While Michael D. Watkins’ The First 90 Days is primarily a leadership guide for managers joining an organisation (a book which falls into my “so good, I’ve bought it twice” category), it’s full of useful advice for anybody who’s onboarding with a new team, regardless of whether it’s within a management role. It can be a difficult time for anybody, given that you want to make waves but without being seen to rock the boat (if you pardon the double-metaphor).

Your early actions within an organisation are disproportionately impactful, because they are symbolic: they are indicative of your working style, your strategy and what you will be like to work with. Yet with so much that you could do to make an impact, how do you make sure that you take the best actions to ensure your ongoing success?

Getting quick (and valuable) wins

One way to create momentum within an organisation is by securing early wins, in areas that matter to your organisation (and especially to your boss). These should be tasks which help to advance longer-term goals, and which unlock the ability to drive another wave of wins in its wake. Demonstrate the typical feedback loop which is associated with organisational change: Learn, design the change, build support for it, implement it, and observe the result.

None of this should be done in isolation. It’s critical to understand where the business is at, and all of the decisions which led to their current position. Speak to key stakeholders as much as possible in your first few weeks. From a strategy perspective, find out whose opinions are of particular importance to your boss, and seek to impress those people: by creating a network of people who are ready to sing your praises, this helps to increase your personal credibility within the team.

However, don’t fall into the trap of trying to do too much at once, or try to force actions unnecessarily. For as much as you want to be seen to be making quick wins, if you tackle the wrong challenges early, bad decision-making can create resistance to future changes. You should manage expectations with your manager, but in most organisations, your first 30 days (as part of your wider on-boarding process) is often best spent learning, diagnosing and planning, ready to enact change in the next 30 days after that.

Setting yourself (and your team) up for success

Even if you’re an individual contributor within an org, you’re unlikely to be operating in isolation.

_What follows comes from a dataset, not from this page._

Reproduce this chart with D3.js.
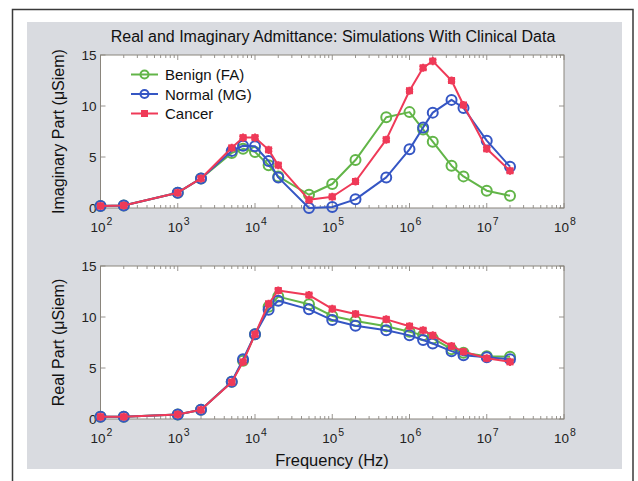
<!DOCTYPE html>
<html>
<head>
<meta charset="utf-8">
<script src="https://cdn.jsdelivr.net/npm/d3@7"></script>
<style>
  body { margin: 0; background: #fff; }
  svg { display: block; font-family: "Liberation Sans", Arial, Helvetica, sans-serif; }
</style>
</head>
<body>
<div id="chart"></div>
<script>
// frequencies (Hz)
var freq = [100, 200, 1000, 2000, 5000, 7000, 10000, 15000, 20000, 50000,
            1e5, 2e5, 5e5, 1e6, 1.5e6, 2e6, 3.5e6, 5e6, 1e7, 2e7];

// imaginary part (uSiem)
var imagBenign = [0.2, 0.25, 1.5, 2.9, 5.4, 5.8, 5.5, 4.2, 3.1, 1.3,
                  2.35, 4.7, 8.9, 9.4, 7.7, 6.5, 4.15, 3.1, 1.7, 1.2];
var imagNormal = [0.2, 0.25, 1.5, 2.9, 5.6, 6.1, 6.05, 4.6, 3.0, 0.0,
                  0.1, 0.85, 3.0, 5.75, 7.9, 9.35, 10.6, 9.8, 6.6, 4.05];
var imagCancer = [0.2, 0.25, 1.5, 2.9, 5.9, 6.9, 6.9, 5.7, 4.2, 0.8,
                  1.1, 2.6, 6.7, 11.5, 13.75, 14.4, 12.5, 10.1, 5.8, 3.65];

// real part (uSiem)
var realBenign = [0.22, 0.22, 0.45, 0.9, 3.65, 5.7, 8.3, 11.0, 12.0, 11.25,
                  10.1, 9.6, 9.1, 8.55, 8.2, 7.9, 6.85, 6.5, 6.15, 6.1];
var realNormal = [0.22, 0.22, 0.45, 0.9, 3.65, 5.85, 8.3, 10.7, 11.6, 10.75,
                  9.7, 9.15, 8.7, 8.2, 7.75, 7.4, 6.65, 6.25, 6.05, 5.85];
var realCancer = [0.22, 0.22, 0.45, 0.9, 3.6, 5.6, 8.3, 11.3, 12.6, 12.15,
                  10.8, 10.3, 9.77, 9.1, 8.7, 8.2, 7.15, 6.6, 5.95, 5.6];

var seriesNames = ["Benign (FA)", "Normal (MG)", "Cancer"];
var yTicks = [0, 5, 10, 15];
var xDecades = [2, 3, 4, 5, 6, 7, 8];

var colors = { "Benign (FA)": "#62b548", "Normal (MG)": "#3556c4", "Cancer": "#ef3a58" };
var markerType = { "Benign (FA)": "circle", "Normal (MG)": "circle", "Cancer": "star" };

var W = 638, H = 481;
var svg = d3.select("#chart").append("svg").attr("width", W).attr("height", H);

// outer frame + gray panel
svg.append("rect").attr("x", 27).attr("y", 22).attr("width", 595).attr("height", 447).attr("fill", "#d9dbe0");
svg.append("path").attr("d", "M12.5,481 V9.5 H633 V481")
  .attr("fill", "none").attr("stroke", "#3a3a3a").attr("stroke-width", 1.5);

var x = d3.scaleLog().domain([1e2, 1e8]).range([100.5, 564]);

svg.append("text").attr("x", 333).attr("y", 42).attr("text-anchor", "middle")
  .style("font-size", "16px").attr("fill", "#111")
  .text("Real and Imaginary Admittance: Simulations With Clinical Data");

function drawPanel(top, bottom, data, ylabel, legend) {
  var y = d3.scaleLinear().domain([0, 15]).range([bottom, top]);
  var g = svg.append("g");
  var x0 = x.range()[0], x1 = x.range()[1];

  g.append("rect").attr("x", x0).attr("y", top).attr("width", x1 - x0).attr("height", bottom - top)
    .attr("fill", "#fff");

  // x ticks (major + minor), bottom and top, inside
  var minor = [];
  for (var e = 2; e < 8; e++) for (var m = 2; m <= 9; m++) minor.push(m * Math.pow(10, e));
  var tickColor = "#7d7a74";
  minor.forEach(function(v) {
    g.append("line").attr("x1", x(v)).attr("x2", x(v)).attr("y1", bottom).attr("y2", bottom - 3)
      .attr("stroke", tickColor).attr("stroke-width", 0.8);
    g.append("line").attr("x1", x(v)).attr("x2", x(v)).attr("y1", top).attr("y2", top + 3)
      .attr("stroke", tickColor).attr("stroke-width", 0.8);
  });
  xDecades.forEach(function(d) {
    var v = Math.pow(10, d);
    g.append("line").attr("x1", x(v)).attr("x2", x(v)).attr("y1", bottom).attr("y2", bottom - 5)
      .attr("stroke", tickColor).attr("stroke-width", 0.8);
    g.append("line").attr("x1", x(v)).attr("x2", x(v)).attr("y1", top).attr("y2", top + 5)
      .attr("stroke", tickColor).attr("stroke-width", 0.8);
    var t = g.append("text").attr("x", x(v) + 1).attr("y", bottom + 24).attr("text-anchor", "middle")
      .style("font-size", "13.5px").attr("fill", "#222");
    t.append("tspan").text("10");
    t.append("tspan").attr("dx", 1).attr("dy", -7).style("font-size", "10.5px").text(d);
  });
  yTicks.forEach(function(v) {
    g.append("line").attr("x1", x0).attr("x2", x0 + 5).attr("y1", y(v)).attr("y2", y(v))
      .attr("stroke", tickColor).attr("stroke-width", 0.8);
    g.append("line").attr("x1", x1).attr("x2", x1 - 5).attr("y1", y(v)).attr("y2", y(v))
      .attr("stroke", tickColor).attr("stroke-width", 0.8);
    g.append("text").attr("x", x0 - 4).attr("y", y(v) + 5).attr("text-anchor", "end")
      .style("font-size", "13.5px").attr("fill", "#222").text(v);
  });
  g.append("rect").attr("x", x0).attr("y", top).attr("width", x1 - x0).attr("height", bottom - top)
    .attr("fill", "none").attr("stroke", "#8a857c").attr("stroke-width", 1);

  // y label
  g.append("text").attr("transform", "translate(64," + ((top + bottom) / 2) + ") rotate(-90)")
    .attr("text-anchor", "middle").style("font-size", "16px").attr("fill", "#111")
    .text(ylabel);

  var line = d3.line().x(function(d) { return x(d[0]); }).y(function(d) { return y(d[1]); });

  seriesNames.forEach(function(name, i) {
    var pts = freq.map(function(f, j) { return [f, data[i][j]]; });
    g.append("path").datum(pts).attr("d", line).attr("fill", "none")
      .attr("stroke", colors[name]).attr("stroke-width", 2).attr("stroke-linejoin", "round");
    drawMarkers(g, pts.map(function(p) { return [x(p[0]), y(p[1])]; }), name);
  });

  if (legend) {
    seriesNames.forEach(function(name, i) {
      var ly = 74.5 + i * 19.5;
      g.append("line").attr("x1", 131).attr("x2", 158).attr("y1", ly).attr("y2", ly)
        .attr("stroke", colors[name]).attr("stroke-width", 2);
      drawMarkers(g, [[144.5, ly]], name, true);
      g.append("text").attr("x", 165).attr("y", ly + 5.5).style("font-size", "15px")
        .attr("fill", "#111").text(name);
    });
  }
}

function drawMarkers(g, pts, name, small) {
  var c = colors[name];
  if (markerType[name] === "circle") {
    g.selectAll(null).data(pts).enter().append("circle")
      .attr("cx", function(d) { return d[0]; }).attr("cy", function(d) { return d[1]; })
      .attr("r", small ? 4 : 5).attr("fill", "none").attr("stroke", c).attr("stroke-width", 2);
  } else {
    var sym = d3.symbol().type(d3.symbolAsterisk).size(small ? 30 : 45);
    g.selectAll(null).data(pts).enter().append("rect")
      .attr("x", function(d) { return d[0] - 3.5; }).attr("y", function(d) { return d[1] - 3.5; })
      .attr("width", 7).attr("height", 7).attr("fill", c);
    g.selectAll(null).data(pts).enter().append("path")
      .attr("transform", function(d) { return "translate(" + d[0] + "," + d[1] + ")"; })
      .attr("d", sym).attr("fill", "none").attr("stroke", c).attr("stroke-width", 2);
  }
}

drawPanel(55, 208, [imagBenign, imagNormal, imagCancer], "Imaginary Part (\u03bcSiem)", true);
drawPanel(266, 419, [realBenign, realNormal, realCancer], "Real Part (\u03bcSiem)", false);

svg.append("text").attr("x", 332).attr("y", 466).attr("text-anchor", "middle")
  .style("font-size", "16.5px").attr("fill", "#111").text("Frequency (Hz)");
</script>
</body>
</html>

People will be looking to you for support, and to demonstrate your ability to deliver against objectives. To this extent, it’s important to negotiate what it means to be successful:

  • Set clear, achievable personal objectives. Manage expectations for their completion.
  • Understand the organisational strategy, and build personal (and team) strategies which support these.
  • Absorb everything about your product and market, including the technologies that you’re using, the company culture, and internal politics/struggles.
  • Create allies and coalitions to help support your work, and take 100% of the responsibility for making these relationships work.
  • Establish regular communication channels with key parts of the business, and potentially with customers. Again, make these frictionless - this should be seen as beneficial, rather than creating extra work for others.
  • Don’t just “stick with what you know”. Understand that all organisations are different, and that sometimes you will need to embrace new competencies.

There are a bunch of leadership-specific recommendations too, which I won’t dwell upon here, but there are some really valuable tips around change, and specifically that not all types of change are the same, just as not all businesses are the same.

There are also useful tips on how to manage stress, identify any dysfunctional behaviours within yourself, and to help guard against burnout and the temptation to “do everything”.

Traits of a great leader (or team-mate)

The First 90 Days outlines a number of attributes which people should display if they hope to be a successful leader, but I believe that these are valuable for anybody - especially, for instance, in the relationship that you display with your own manager:

  • Demanding, but fair: it should be possible for your demands to be satisfied.
  • Accessible, without being overly familiar: this isn’t to say that you can’t have fun!
  • Decisive: Committing to your choices, boldly if necessary.
  • Focused, but flexible: Not being afraid to re-evaluate your priorities if required.
  • Active, but without causing commotion: don’t let your initiatives create burdens for others.
  • Willing to make tough calls, but humane.
  • Simplifying wherever possible.

If you do find yourself in a managerial position, there are some valuable high-level goals which the book investigates in more detail:

  • Build a team of competent people whom you trust.
  • Establish goals and metrics to guide their progress, in line with business goals.
  • Reinforce these goals through process / tracking.
  • Seek recognition for those who are going unnoticed.

There’ll certainly be more blog posts here in the near future on some of these subjects - especially goal-setting - but if you’re curious to learn more, The First 90 Days is a must-read, and a book which I always find myself re-reading when I start a new role.

Key takeaways 📝

  • Your early actions will lay the foundation for your future success in a company.
  • Move carefully, strategically but decisively.
  • You’re not working in isolation - create alliances and build your network of influence.